▸ SOURCE DATA
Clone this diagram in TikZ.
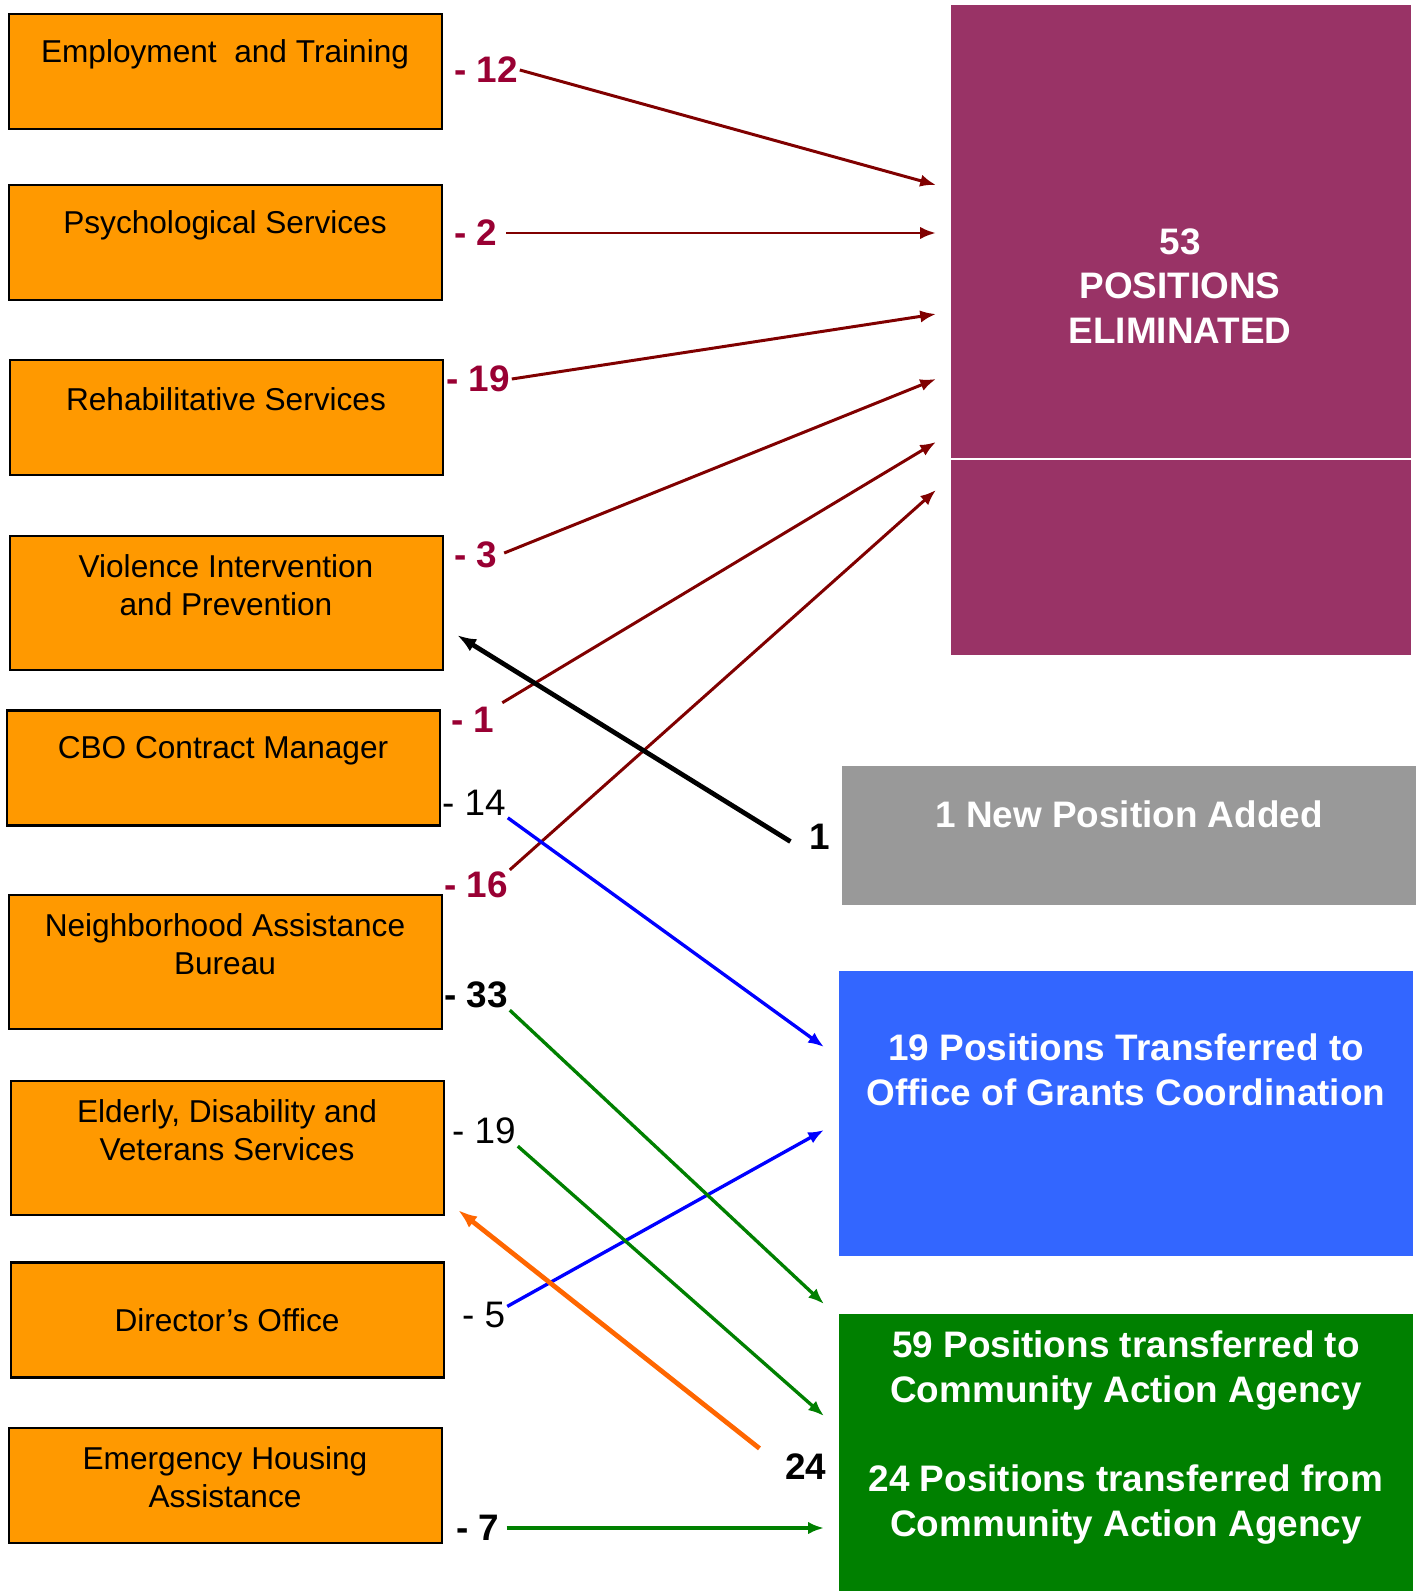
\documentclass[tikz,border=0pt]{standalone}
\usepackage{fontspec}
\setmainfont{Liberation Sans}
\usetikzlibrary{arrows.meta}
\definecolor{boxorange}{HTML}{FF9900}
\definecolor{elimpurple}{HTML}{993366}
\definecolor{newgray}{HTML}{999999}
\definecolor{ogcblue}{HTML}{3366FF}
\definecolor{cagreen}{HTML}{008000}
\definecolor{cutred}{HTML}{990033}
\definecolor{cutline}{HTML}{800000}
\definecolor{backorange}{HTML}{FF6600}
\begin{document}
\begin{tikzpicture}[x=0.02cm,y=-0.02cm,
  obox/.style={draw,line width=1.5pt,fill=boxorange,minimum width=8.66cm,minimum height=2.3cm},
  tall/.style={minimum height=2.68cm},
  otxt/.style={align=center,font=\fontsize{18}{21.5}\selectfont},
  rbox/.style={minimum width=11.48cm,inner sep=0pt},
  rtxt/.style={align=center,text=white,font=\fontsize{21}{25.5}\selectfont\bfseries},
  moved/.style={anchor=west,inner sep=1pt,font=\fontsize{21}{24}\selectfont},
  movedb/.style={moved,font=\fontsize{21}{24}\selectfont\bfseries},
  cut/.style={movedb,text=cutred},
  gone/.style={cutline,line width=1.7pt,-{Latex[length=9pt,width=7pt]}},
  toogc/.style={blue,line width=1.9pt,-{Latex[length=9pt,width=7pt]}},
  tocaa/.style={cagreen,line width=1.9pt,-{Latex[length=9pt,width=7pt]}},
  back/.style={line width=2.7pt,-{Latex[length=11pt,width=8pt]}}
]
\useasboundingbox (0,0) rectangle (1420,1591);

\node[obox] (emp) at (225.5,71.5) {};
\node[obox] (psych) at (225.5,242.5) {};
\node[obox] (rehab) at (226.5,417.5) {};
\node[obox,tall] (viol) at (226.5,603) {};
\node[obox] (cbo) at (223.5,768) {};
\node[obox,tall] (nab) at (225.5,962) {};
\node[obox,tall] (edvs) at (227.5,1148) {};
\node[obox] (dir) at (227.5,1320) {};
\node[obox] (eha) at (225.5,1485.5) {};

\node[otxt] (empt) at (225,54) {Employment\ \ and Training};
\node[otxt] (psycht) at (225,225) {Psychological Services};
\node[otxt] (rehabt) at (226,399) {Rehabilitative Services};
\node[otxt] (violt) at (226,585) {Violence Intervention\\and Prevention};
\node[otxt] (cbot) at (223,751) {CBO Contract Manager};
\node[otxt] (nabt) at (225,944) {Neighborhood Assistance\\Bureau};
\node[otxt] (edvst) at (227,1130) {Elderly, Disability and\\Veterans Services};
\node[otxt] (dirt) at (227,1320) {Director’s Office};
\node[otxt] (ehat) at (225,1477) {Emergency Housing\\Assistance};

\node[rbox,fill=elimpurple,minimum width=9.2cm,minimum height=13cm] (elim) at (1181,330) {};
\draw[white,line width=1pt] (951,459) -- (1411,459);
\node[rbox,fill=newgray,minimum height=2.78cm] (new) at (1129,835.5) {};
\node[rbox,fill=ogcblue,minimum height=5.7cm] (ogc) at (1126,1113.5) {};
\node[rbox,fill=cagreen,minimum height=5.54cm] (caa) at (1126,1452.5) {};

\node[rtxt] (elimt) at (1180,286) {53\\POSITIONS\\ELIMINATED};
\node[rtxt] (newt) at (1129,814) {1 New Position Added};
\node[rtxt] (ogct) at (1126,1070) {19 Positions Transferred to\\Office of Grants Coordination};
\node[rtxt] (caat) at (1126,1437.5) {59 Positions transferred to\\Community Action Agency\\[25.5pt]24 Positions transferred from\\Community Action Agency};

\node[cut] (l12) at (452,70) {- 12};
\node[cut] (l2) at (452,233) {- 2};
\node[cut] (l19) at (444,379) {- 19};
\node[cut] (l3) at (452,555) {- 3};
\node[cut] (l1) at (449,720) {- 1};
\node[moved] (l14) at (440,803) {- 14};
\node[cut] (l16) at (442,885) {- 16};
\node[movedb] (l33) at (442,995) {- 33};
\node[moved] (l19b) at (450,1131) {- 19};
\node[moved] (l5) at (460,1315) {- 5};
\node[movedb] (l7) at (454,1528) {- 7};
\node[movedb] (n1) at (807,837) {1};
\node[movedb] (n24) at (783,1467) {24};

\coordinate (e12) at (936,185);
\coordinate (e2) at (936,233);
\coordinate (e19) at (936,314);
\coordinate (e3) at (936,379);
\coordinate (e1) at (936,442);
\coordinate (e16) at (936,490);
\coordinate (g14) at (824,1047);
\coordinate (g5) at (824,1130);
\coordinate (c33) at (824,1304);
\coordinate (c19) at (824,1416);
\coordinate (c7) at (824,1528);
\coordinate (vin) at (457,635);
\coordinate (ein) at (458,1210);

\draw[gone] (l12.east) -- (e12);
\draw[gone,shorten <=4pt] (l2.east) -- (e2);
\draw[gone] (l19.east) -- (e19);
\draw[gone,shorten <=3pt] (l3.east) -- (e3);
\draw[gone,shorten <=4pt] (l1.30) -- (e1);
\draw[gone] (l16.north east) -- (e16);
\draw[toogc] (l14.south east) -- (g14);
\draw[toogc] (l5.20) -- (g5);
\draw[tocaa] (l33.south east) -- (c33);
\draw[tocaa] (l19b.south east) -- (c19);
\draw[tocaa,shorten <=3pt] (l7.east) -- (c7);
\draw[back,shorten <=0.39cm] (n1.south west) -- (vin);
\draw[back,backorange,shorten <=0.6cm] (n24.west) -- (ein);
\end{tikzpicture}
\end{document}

▸ OBJECTIVE
Your copy of the data above should match it exactly, except that pictures are left out.

▸ THE OUTPUT
Clone this diagram in TikZ.
\documentclass[tikz,border=0pt]{standalone}
\usepackage{fontspec}
\setmainfont{Liberation Sans}
\usetikzlibrary{arrows.meta}
\definecolor{boxorange}{HTML}{FF9900}
\definecolor{elimpurple}{HTML}{993366}
\definecolor{newgray}{HTML}{999999}
\definecolor{ogcblue}{HTML}{3366FF}
\definecolor{cagreen}{HTML}{008000}
\definecolor{cutred}{HTML}{990033}
\definecolor{cutline}{HTML}{800000}
\definecolor{backorange}{HTML}{FF6600}
\begin{document}
\begin{tikzpicture}[x=0.02cm,y=-0.02cm,
  obox/.style={draw,line width=1.5pt,fill=boxorange,minimum width=8.66cm,minimum height=2.3cm},
  tall/.style={minimum height=2.68cm},
  otxt/.style={align=center,font=\fontsize{18}{21.5}\selectfont},
  rbox/.style={minimum width=11.48cm,inner sep=0pt},
  rtxt/.style={align=center,text=white,font=\fontsize{21}{25.5}\selectfont\bfseries},
  moved/.style={anchor=west,inner sep=1pt,font=\fontsize{21}{24}\selectfont},
  movedb/.style={moved,font=\fontsize{21}{24}\selectfont\bfseries},
  cut/.style={movedb,text=cutred},
  gone/.style={cutline,line width=1.7pt,-{Latex[length=9pt,width=7pt]}},
  toogc/.style={blue,line width=1.9pt,-{Latex[length=9pt,width=7pt]}},
  tocaa/.style={cagreen,line width=1.9pt,-{Latex[length=9pt,width=7pt]}},
  back/.style={line width=2.7pt,-{Latex[length=11pt,width=8pt]}}
]
\useasboundingbox (0,0) rectangle (1420,1591);

\node[obox] (emp) at (225.5,71.5) {};
\node[obox] (psych) at (225.5,242.5) {};
\node[obox] (rehab) at (226.5,417.5) {};
\node[obox,tall] (viol) at (226.5,603) {};
\node[obox] (cbo) at (223.5,768) {};
\node[obox,tall] (nab) at (225.5,962) {};
\node[obox,tall] (edvs) at (227.5,1148) {};
\node[obox] (dir) at (227.5,1320) {};
\node[obox] (eha) at (225.5,1485.5) {};

\node[otxt] (empt) at (225,54) {Employment\ \ and Training};
\node[otxt] (psycht) at (225,225) {Psychological Services};
\node[otxt] (rehabt) at (226,399) {Rehabilitative Services};
\node[otxt] (violt) at (226,585) {Violence Intervention\\and Prevention};
\node[otxt] (cbot) at (223,751) {CBO Contract Manager};
\node[otxt] (nabt) at (225,944) {Neighborhood Assistance\\Bureau};
\node[otxt] (edvst) at (227,1130) {Elderly, Disability and\\Veterans Services};
\node[otxt] (dirt) at (227,1320) {Director’s Office};
\node[otxt] (ehat) at (225,1477) {Emergency Housing\\Assistance};

\node[rbox,fill=elimpurple,minimum width=9.2cm,minimum height=13cm] (elim) at (1181,330) {};
\draw[white,line width=1pt] (951,459) -- (1411,459);
\node[rbox,fill=newgray,minimum height=2.78cm] (new) at (1129,835.5) {};
\node[rbox,fill=ogcblue,minimum height=5.7cm] (ogc) at (1126,1113.5) {};
\node[rbox,fill=cagreen,minimum height=5.54cm] (caa) at (1126,1452.5) {};

\node[rtxt] (elimt) at (1180,286) {53\\POSITIONS\\ELIMINATED};
\node[rtxt] (newt) at (1129,814) {1 New Position Added};
\node[rtxt] (ogct) at (1126,1070) {19 Positions Transferred to\\Office of Grants Coordination};
\node[rtxt] (caat) at (1126,1437.5) {59 Positions transferred to\\Community Action Agency\\[25.5pt]24 Positions transferred from\\Community Action Agency};

\node[cut] (l12) at (452,70) {- 12};
\node[cut] (l2) at (452,233) {- 2};
\node[cut] (l19) at (444,379) {- 19};
\node[cut] (l3) at (452,555) {- 3};
\node[cut] (l1) at (449,720) {- 1};
\node[moved] (l14) at (440,803) {- 14};
\node[cut] (l16) at (442,885) {- 16};
\node[movedb] (l33) at (442,995) {- 33};
\node[moved] (l19b) at (450,1131) {- 19};
\node[moved] (l5) at (460,1315) {- 5};
\node[movedb] (l7) at (454,1528) {- 7};
\node[movedb] (n1) at (807,837) {1};
\node[movedb] (n24) at (783,1467) {24};

\coordinate (e12) at (936,185);
\coordinate (e2) at (936,233);
\coordinate (e19) at (936,314);
\coordinate (e3) at (936,379);
\coordinate (e1) at (936,442);
\coordinate (e16) at (936,490);
\coordinate (g14) at (824,1047);
\coordinate (g5) at (824,1130);
\coordinate (c33) at (824,1304);
\coordinate (c19) at (824,1416);
\coordinate (c7) at (824,1528);
\coordinate (vin) at (457,635);
\coordinate (ein) at (458,1210);

\draw[gone] (l12.east) -- (e12);
\draw[gone,shorten <=4pt] (l2.east) -- (e2);
\draw[gone] (l19.east) -- (e19);
\draw[gone,shorten <=3pt] (l3.east) -- (e3);
\draw[gone,shorten <=4pt] (l1.30) -- (e1);
\draw[gone] (l16.north east) -- (e16);
\draw[toogc] (l14.south east) -- (g14);
\draw[toogc] (l5.20) -- (g5);
\draw[tocaa] (l33.south east) -- (c33);
\draw[tocaa] (l19b.south east) -- (c19);
\draw[tocaa,shorten <=3pt] (l7.east) -- (c7);
\draw[back,shorten <=0.39cm] (n1.south west) -- (vin);
\draw[back,backorange,shorten <=0.6cm] (n24.west) -- (ein);
\end{tikzpicture}
\end{document}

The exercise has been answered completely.